Saved data entries
BEGIN
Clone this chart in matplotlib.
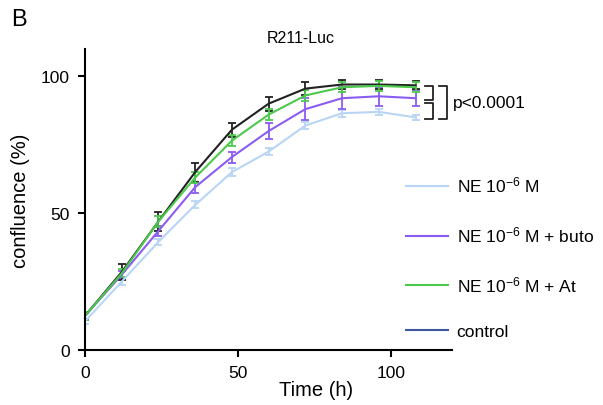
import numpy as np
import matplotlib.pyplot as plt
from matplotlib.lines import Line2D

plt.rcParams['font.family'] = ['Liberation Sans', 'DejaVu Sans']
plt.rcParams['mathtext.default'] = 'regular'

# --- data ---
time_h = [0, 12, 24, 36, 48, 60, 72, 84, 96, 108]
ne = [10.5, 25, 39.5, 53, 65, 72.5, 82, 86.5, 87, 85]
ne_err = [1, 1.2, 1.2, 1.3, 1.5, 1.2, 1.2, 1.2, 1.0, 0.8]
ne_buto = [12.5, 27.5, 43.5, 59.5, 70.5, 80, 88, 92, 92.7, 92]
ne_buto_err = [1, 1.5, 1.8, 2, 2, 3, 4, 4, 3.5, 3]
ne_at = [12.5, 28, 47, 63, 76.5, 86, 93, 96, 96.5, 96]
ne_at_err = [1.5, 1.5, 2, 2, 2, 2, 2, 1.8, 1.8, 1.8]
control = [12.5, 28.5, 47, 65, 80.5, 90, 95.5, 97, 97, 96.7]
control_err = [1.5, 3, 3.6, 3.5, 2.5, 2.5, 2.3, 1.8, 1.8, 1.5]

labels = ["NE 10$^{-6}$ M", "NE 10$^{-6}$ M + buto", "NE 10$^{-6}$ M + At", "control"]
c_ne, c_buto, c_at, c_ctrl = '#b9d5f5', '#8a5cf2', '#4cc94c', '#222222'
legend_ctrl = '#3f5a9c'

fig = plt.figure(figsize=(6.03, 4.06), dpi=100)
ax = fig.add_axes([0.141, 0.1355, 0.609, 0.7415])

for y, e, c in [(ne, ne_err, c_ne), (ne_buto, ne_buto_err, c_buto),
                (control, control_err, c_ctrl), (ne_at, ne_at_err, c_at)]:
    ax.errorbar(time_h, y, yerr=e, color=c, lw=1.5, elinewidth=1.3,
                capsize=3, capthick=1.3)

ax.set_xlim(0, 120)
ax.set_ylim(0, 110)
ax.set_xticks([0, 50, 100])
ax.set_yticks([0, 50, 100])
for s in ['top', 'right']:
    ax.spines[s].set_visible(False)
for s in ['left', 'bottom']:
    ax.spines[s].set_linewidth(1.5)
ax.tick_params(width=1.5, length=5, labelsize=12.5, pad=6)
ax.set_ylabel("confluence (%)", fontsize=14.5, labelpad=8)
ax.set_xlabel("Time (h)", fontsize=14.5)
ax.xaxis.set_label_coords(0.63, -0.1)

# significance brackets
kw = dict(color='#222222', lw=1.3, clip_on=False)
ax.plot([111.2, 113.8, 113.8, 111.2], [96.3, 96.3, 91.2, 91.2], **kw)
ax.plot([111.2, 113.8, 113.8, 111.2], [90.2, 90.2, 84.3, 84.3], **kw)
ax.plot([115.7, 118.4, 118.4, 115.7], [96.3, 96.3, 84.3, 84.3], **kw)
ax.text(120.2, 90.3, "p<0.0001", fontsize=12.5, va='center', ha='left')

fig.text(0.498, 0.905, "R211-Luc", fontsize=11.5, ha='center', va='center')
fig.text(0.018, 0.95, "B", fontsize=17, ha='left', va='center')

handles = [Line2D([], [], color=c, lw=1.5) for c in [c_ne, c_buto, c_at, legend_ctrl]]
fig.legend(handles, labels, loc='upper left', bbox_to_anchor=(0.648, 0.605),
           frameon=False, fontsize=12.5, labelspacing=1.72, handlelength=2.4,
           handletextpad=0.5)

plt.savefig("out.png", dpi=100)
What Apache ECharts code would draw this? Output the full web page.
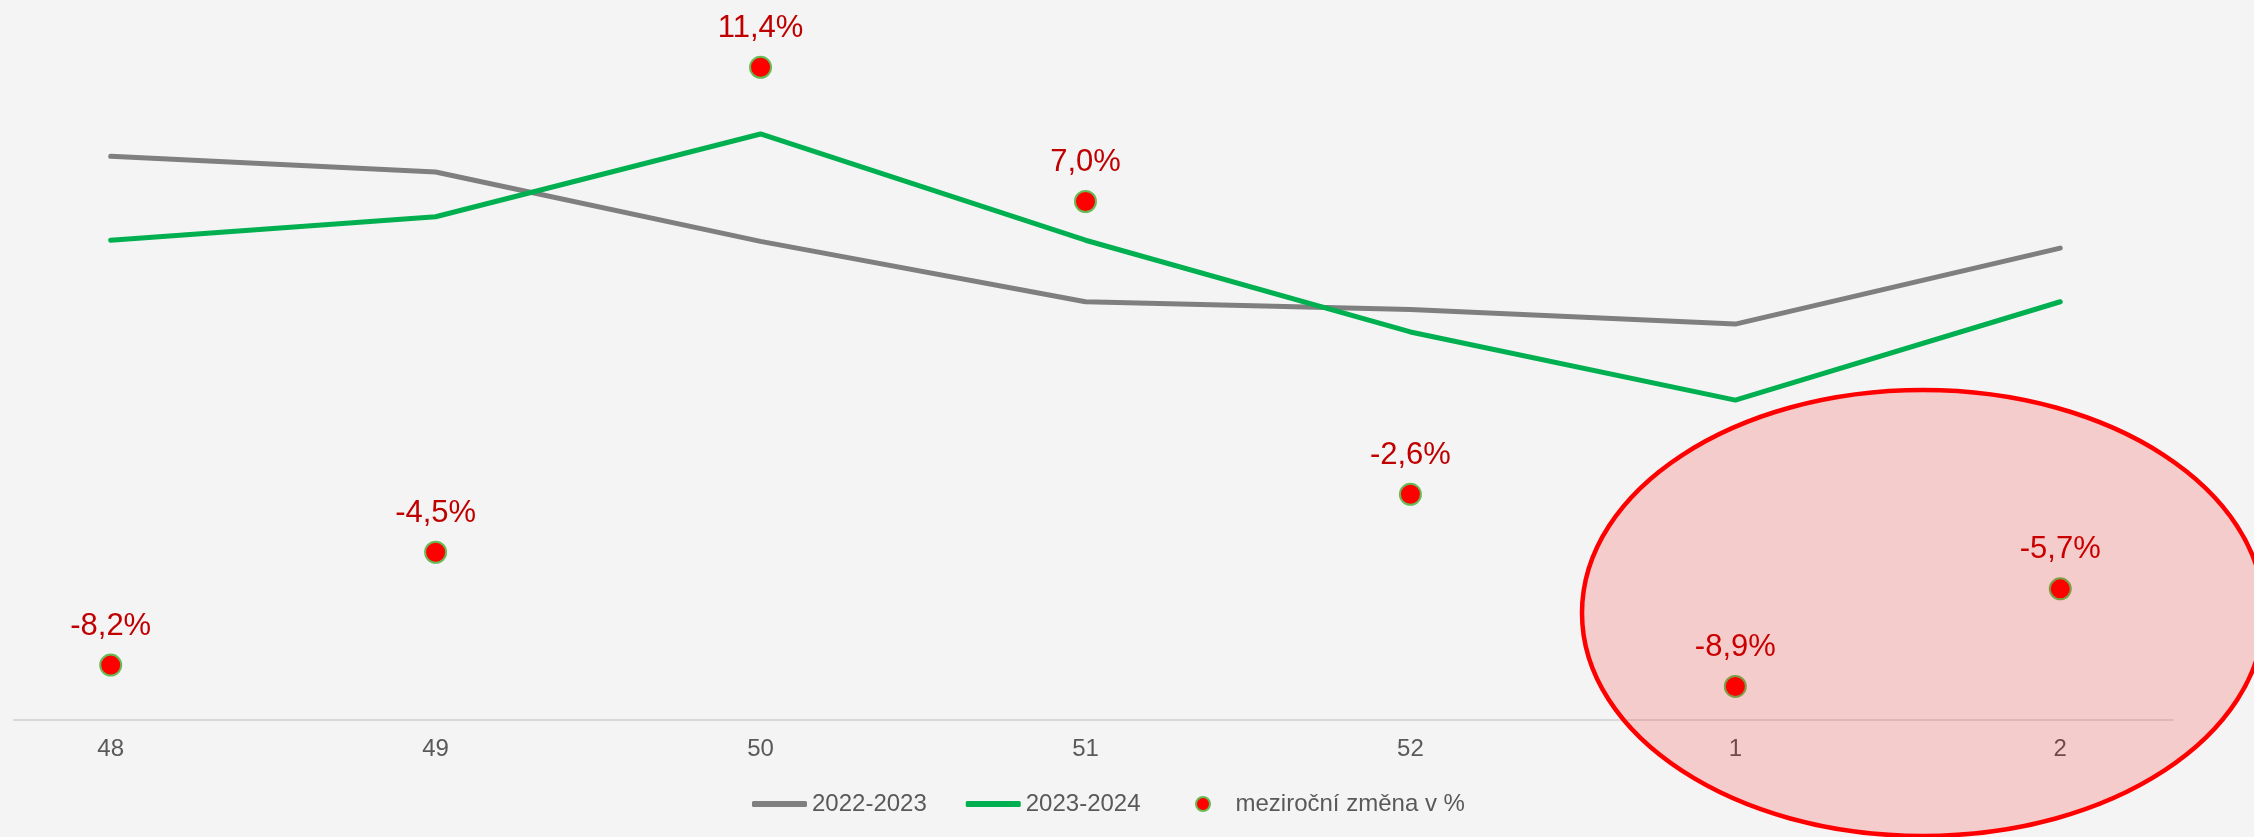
END
▶ Exercise details
Repeat each record exactly as shown above, dropping all images.

▶ Output of the task
Clone this chart in matplotlib.
import numpy as np
import matplotlib.pyplot as plt
from matplotlib.lines import Line2D

plt.rcParams['font.family'] = ['Liberation Sans', 'DejaVu Sans']
plt.rcParams['mathtext.default'] = 'regular'

# --- data ---
time_h = [0, 12, 24, 36, 48, 60, 72, 84, 96, 108]
ne = [10.5, 25, 39.5, 53, 65, 72.5, 82, 86.5, 87, 85]
ne_err = [1, 1.2, 1.2, 1.3, 1.5, 1.2, 1.2, 1.2, 1.0, 0.8]
ne_buto = [12.5, 27.5, 43.5, 59.5, 70.5, 80, 88, 92, 92.7, 92]
ne_buto_err = [1, 1.5, 1.8, 2, 2, 3, 4, 4, 3.5, 3]
ne_at = [12.5, 28, 47, 63, 76.5, 86, 93, 96, 96.5, 96]
ne_at_err = [1.5, 1.5, 2, 2, 2, 2, 2, 1.8, 1.8, 1.8]
control = [12.5, 28.5, 47, 65, 80.5, 90, 95.5, 97, 97, 96.7]
control_err = [1.5, 3, 3.6, 3.5, 2.5, 2.5, 2.3, 1.8, 1.8, 1.5]

labels = ["NE 10$^{-6}$ M", "NE 10$^{-6}$ M + buto", "NE 10$^{-6}$ M + At", "control"]
c_ne, c_buto, c_at, c_ctrl = '#b9d5f5', '#8a5cf2', '#4cc94c', '#222222'
legend_ctrl = '#3f5a9c'

fig = plt.figure(figsize=(6.03, 4.06), dpi=100)
ax = fig.add_axes([0.141, 0.1355, 0.609, 0.7415])

for y, e, c in [(ne, ne_err, c_ne), (ne_buto, ne_buto_err, c_buto),
                (control, control_err, c_ctrl), (ne_at, ne_at_err, c_at)]:
    ax.errorbar(time_h, y, yerr=e, color=c, lw=1.5, elinewidth=1.3,
                capsize=3, capthick=1.3)

ax.set_xlim(0, 120)
ax.set_ylim(0, 110)
ax.set_xticks([0, 50, 100])
ax.set_yticks([0, 50, 100])
for s in ['top', 'right']:
    ax.spines[s].set_visible(False)
for s in ['left', 'bottom']:
    ax.spines[s].set_linewidth(1.5)
ax.tick_params(width=1.5, length=5, labelsize=12.5, pad=6)
ax.set_ylabel("confluence (%)", fontsize=14.5, labelpad=8)
ax.set_xlabel("Time (h)", fontsize=14.5)
ax.xaxis.set_label_coords(0.63, -0.1)

# significance brackets
kw = dict(color='#222222', lw=1.3, clip_on=False)
ax.plot([111.2, 113.8, 113.8, 111.2], [96.3, 96.3, 91.2, 91.2], **kw)
ax.plot([111.2, 113.8, 113.8, 111.2], [90.2, 90.2, 84.3, 84.3], **kw)
ax.plot([115.7, 118.4, 118.4, 115.7], [96.3, 96.3, 84.3, 84.3], **kw)
ax.text(120.2, 90.3, "p<0.0001", fontsize=12.5, va='center', ha='left')

fig.text(0.498, 0.905, "R211-Luc", fontsize=11.5, ha='center', va='center')
fig.text(0.018, 0.95, "B", fontsize=17, ha='left', va='center')

handles = [Line2D([], [], color=c, lw=1.5) for c in [c_ne, c_buto, c_at, legend_ctrl]]
fig.legend(handles, labels, loc='upper left', bbox_to_anchor=(0.648, 0.605),
           frameon=False, fontsize=12.5, labelspacing=1.72, handlelength=2.4,
           handletextpad=0.5)

plt.savefig("out.png", dpi=100)
What Apache ECharts code would draw this? Output the full web page.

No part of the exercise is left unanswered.